Here are some maps of Georgia, one in Persian (گرجستان) and two in Arabic (جورجيا and أجاريا). There isn’t any Georgian writing on them, but when else will I be able to use these?
Besides Arabic, we can ask more generally whether Georgian has ever been written in any Semitic script. In fact, there does exist an example of Georgian being transcribed with the Syriac alphabet. It comes from a manuscript which gives a certain Eastern Christian prayer, namely the Trisagion, in a variety of languages. The Georgian section (in black) is highlighted below.
See Adam McCollum’s blog hmmlorientalia for general information about the manuscript as well as for details about the transliteration. McCollum writes
While the Syriac letters are hardly as fitting for Georgian as the Georgian alphabet itself is, even with Syriac one might have gotten closer than the orthography in this example. What is the source of the confusion? Did this scribe write these lines from something he heard or knew himself? Did he copy from another written source also in Syriac letters?

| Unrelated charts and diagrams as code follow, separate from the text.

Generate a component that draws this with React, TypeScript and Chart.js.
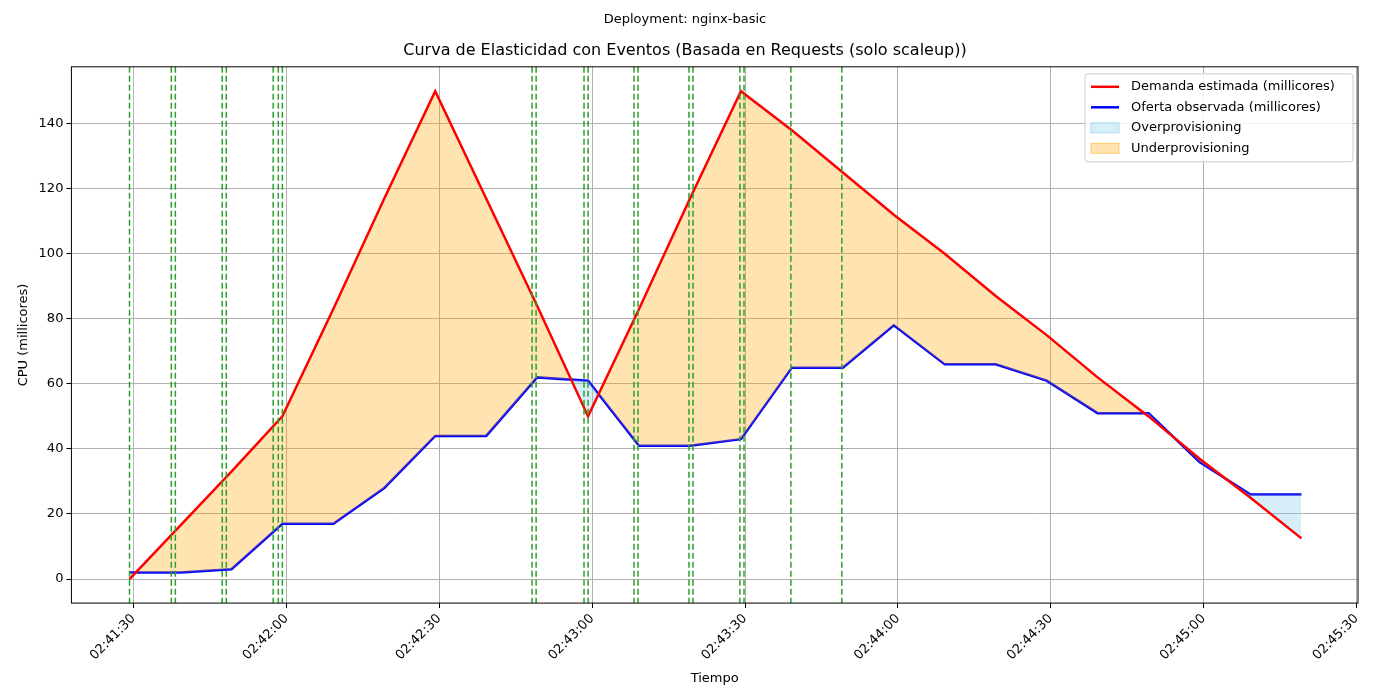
import { useEffect, useRef } from "react"
import Chart from "chart.js/auto"

// seconds after 02:41:00
const times = [29.2, 39.2, 49.2, 59.2, 69.2, 79.2, 89.2, 99.2, 109.2, 119.2, 129.2, 139.2, 149.2, 159.2, 169.2, 179.2, 189.2, 199.2, 209.2, 219.2, 229.2, 239.2, 249.2, 259.2]
const demand = [0, 16.5, 33, 50, 83, 117, 150, 117, 84, 50, 83, 117, 150, 138, 125, 112, 100, 87, 75, 62, 50, 37, 25, 12.5]
const supply = [2, 2, 3, 17, 17, 28, 44, 44, 62, 61, 41, 41, 43, 65, 65, 78, 66, 66, 61, 51, 51, 36, 26, 26]
const events = [29.2, 37.4, 38.2, 47.4, 48.2, 57.4, 58.4, 59.2, 108.2, 109, 118.4, 119.2, 128.2, 129, 139, 139.8, 149, 149.8, 159, 169]
const xTicks = [30, 60, 90, 120, 150, 180, 210, 240, 270]
const yTicks = [0, 20, 40, 60, 80, 100, 120, 140]

const FONT = "DejaVu Sans"
const ORANGE = "rgba(255,165,0,0.3)"
const LIGHTBLUE = "rgba(135,206,235,0.35)"

function fmt(s: number) {
  const total = 2 * 3600 + 41 * 60 + s
  const h = Math.floor(total / 3600)
  const m = Math.floor((total % 3600) / 60)
  const sec = Math.round(total % 60)
  const p = (n: number) => String(n).padStart(2, "0")
  return `${p(h)}:${p(m)}:${p(sec)}`
}

const extras = {
  id: "extras",
  afterDatasetsDraw(chart: any) {
    const { ctx, chartArea: a, scales } = chart
    ctx.save()
    // event lines
    ctx.strokeStyle = "#2ca02c"
    ctx.lineWidth = 1.5
    ctx.setLineDash([6, 3])
    for (const e of events) {
      const x = scales.x.getPixelForValue(e)
      ctx.beginPath()
      ctx.moveTo(x, a.top)
      ctx.lineTo(x, a.bottom)
      ctx.stroke()
    }
    ctx.setLineDash([])
    // frame
    ctx.strokeStyle = "#000"
    ctx.lineWidth = 1
    ctx.strokeRect(a.left, a.top, a.right - a.left, a.bottom - a.top)
    // legend
    const lx = a.right - 273, ly = a.top + 7, w = 268, h = 88
    ctx.fillStyle = "rgba(255,255,255,0.85)"
    ctx.strokeStyle = "#ccc"
    ctx.beginPath()
    ctx.roundRect(lx, ly, w, h, 3)
    ctx.fill()
    ctx.stroke()
    const items = [
      ["line", "red", "Demanda estimada (millicores)"],
      ["line", "blue", "Oferta observada (millicores)"],
      ["rect", LIGHTBLUE, "Overprovisioning"],
      ["rect", ORANGE, "Underprovisioning"],
    ]
    ctx.font = `13px ${FONT}`
    ctx.textBaseline = "middle"
    items.forEach(([k, c, t], i) => {
      const y = ly + 13 + i * 20.5
      if (k === "line") {
        ctx.strokeStyle = c
        ctx.lineWidth = 2.5
        ctx.beginPath()
        ctx.moveTo(lx + 6, y)
        ctx.lineTo(lx + 34, y)
        ctx.stroke()
      } else {
        ctx.fillStyle = c
        ctx.fillRect(lx + 6, y - 5, 28, 10)
        ctx.strokeStyle = c === ORANGE ? "rgba(255,165,0,0.5)" : "rgba(135,206,235,0.6)"
        ctx.lineWidth = 1
        ctx.strokeRect(lx + 6, y - 5, 28, 10)
      }
      ctx.fillStyle = "#000"
      ctx.fillText(t, lx + 46, y)
    })
    ctx.restore()
  },
}

export default function App() {
  const ref = useRef<HTMLCanvasElement>(null)
  useEffect(() => {
    document.body.style.margin = "0"
    if (!ref.current) return
    const chart = new Chart(ref.current, {
      type: "line",
      data: {
        datasets: [
          {
            label: "Demanda estimada (millicores)",
            data: times.map((t, i) => ({ x: t, y: demand[i] })),
            borderColor: "red",
            borderWidth: 2.5,
            pointRadius: 0,
            fill: { target: 1, above: ORANGE, below: LIGHTBLUE },
          },
          {
            label: "Oferta observada (millicores)",
            data: times.map((t, i) => ({ x: t, y: supply[i] })),
            borderColor: "blue",
            borderWidth: 2.5,
            pointRadius: 0,
            fill: false,
          },
        ],
      },
      options: {
        animation: false,
        responsive: false,
        layout: { padding: { left: 12, right: 42, top: 0, bottom: 10 } },
        plugins: {
          legend: { display: false },
          tooltip: { enabled: false },
          title: { display: true, text: "Deployment: nginx-basic", color: "#000", font: { family: FONT, size: 13, weight: "normal" }, padding: { top: 12, bottom: 14 } },
          subtitle: { display: true, text: "Curva de Elasticidad con Eventos (Basada en Requests (solo scaleup))", color: "#000", font: { family: FONT, size: 16 }, padding: { bottom: 6 } },
        },
        scales: {
          x: {
            type: "linear",
            min: 17.8,
            max: 270.3,
            afterBuildTicks: (s: any) => { s.ticks = xTicks.map((v) => ({ value: v })) },
            ticks: { callback: (v: any) => fmt(Number(v)), maxRotation: 45, minRotation: 45, color: "#000", font: { family: FONT, size: 13 } },
            grid: { color: "#b0b0b0", drawTicks: true, tickColor: "#000", tickLength: 5 },
            border: { display: false },
            title: { display: true, text: "Tiempo", color: "#000", font: { family: FONT, size: 13 } },
          },
          y: {
            min: -7.4,
            max: 157.5,
            afterBuildTicks: (s: any) => { s.ticks = yTicks.map((v) => ({ value: v })) },
            ticks: { color: "#000", font: { family: FONT, size: 13 } },
            grid: { color: "#b0b0b0", tickColor: "#000", tickLength: 5 },
            border: { display: false },
            title: { display: true, text: "CPU (millicores)", color: "#000", font: { family: FONT, size: 13 } },
          },
        },
      },
      plugins: [extras],
    })
    return () => chart.destroy()
  }, [])
  return <canvas ref={ref} width={1400} height={700} style={{ display: "block" }} />
}
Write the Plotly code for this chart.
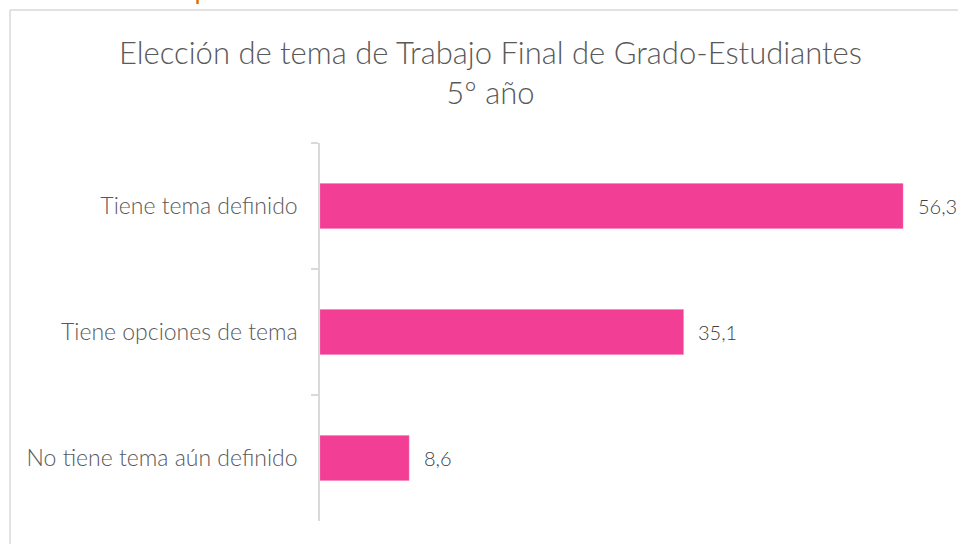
import plotly.graph_objects as go

categorias = ["Tiene tema definido", "Tiene opciones de tema", "No tiene tema aún definido"]
porcentajes = [56.3, 35.1, 8.6]

W, H = 958, 544
L, R, T, B = 320, 0, 143, 23
pw, ph = W - L - R, H - T - B

def px_x(px):
    return (px - L) / pw

def px_y(py):
    return 1 - (py - T) / ph

gris = "#d9d9d9"
texto = "#595959"
fuente = "Lato"

fig = go.Figure(go.Bar(
    y=categorias,
    x=porcentajes,
    orientation="h",
    marker=dict(color="#F23E95", line=dict(color="#F57BB5", width=0.5)),
    width=0.357,
))

# etiquetas de valor a la derecha de cada barra
etiquetas = [
    dict(x=v, y=c, xref="x", yref="y", text=f"{v:.1f}".replace(".", ","),
         xanchor="left", yanchor="middle", xshift=13, showarrow=False,
         font=dict(family=fuente, size=20, color="#404040", weight=300))
    for c, v in zip(categorias, porcentajes)
]

fig.update_layout(
    width=W, height=H,
    margin=dict(l=L, r=R, t=T, b=B),
    paper_bgcolor="white", plot_bgcolor="white",
    showlegend=False,
    xaxis=dict(range=[0, pw / ((903 - 320) / 56.3)], visible=False, fixedrange=True),
    yaxis=dict(
        autorange="reversed",
        showline=True, linecolor=gris, linewidth=1.5,
        ticks="outside", tickson="boundaries", ticklen=7, tickcolor=gris, tickwidth=1.5,
        tickfont=dict(family=fuente, size=23, color=texto, weight=300),
        ticklabelstandoff=16,
        showgrid=False,
    ),
    annotations=etiquetas + [
        dict(text="Elección de tema de Trabajo Final de Grado-Estudiantes<br>5º año",
             x=px_x(490), y=px_y(72), xref="paper", yref="paper",
             xanchor="center", yanchor="middle", showarrow=False,
             font=dict(family=fuente, size=31, color=texto, weight=300)),
    ],
    shapes=[
        dict(type="line", xref="paper", yref="paper",
             x0=px_x(10), x1=px_x(10), y0=px_y(10), y1=px_y(H + 5),
             line=dict(color=gris, width=1.5)),
        dict(type="line", xref="paper", yref="paper",
             x0=px_x(10), x1=px_x(W + 5), y0=px_y(10), y1=px_y(10),
             line=dict(color=gris, width=1.5)),
        dict(type="line", xref="paper", yref="paper",
             x0=px_x(197.5), x1=px_x(197.5), y0=px_y(0), y1=px_y(4),
             line=dict(color="#E36C0A", width=2.5)),
    ],
)

fig.write_html("out.html")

In another Syriac manuscript, someone copied down the Georgian alphabet (mxedruli, with obsolete letters), giving us an example of Georgian script alongside Syriac script. Again, see hmmlorientalia for details about the manuscript.
What about the Hebrew alphabet? Well, there have always been Jews in Georgia, and there are Georgian Jews in Israel today, so it’s certainly possible that Georgian has been written down in that script. Unfortunately, I haven’t found anything. If any readers know anything about it, I would love to hear.
We can also ask the converse question, whether Arabic or other Semitic languages have been written in Georgian script. I’ve heard that Arabs used the Georgian alphabet for Arabic when they conquered Tbilisi, but again, I haven’t found anything about it.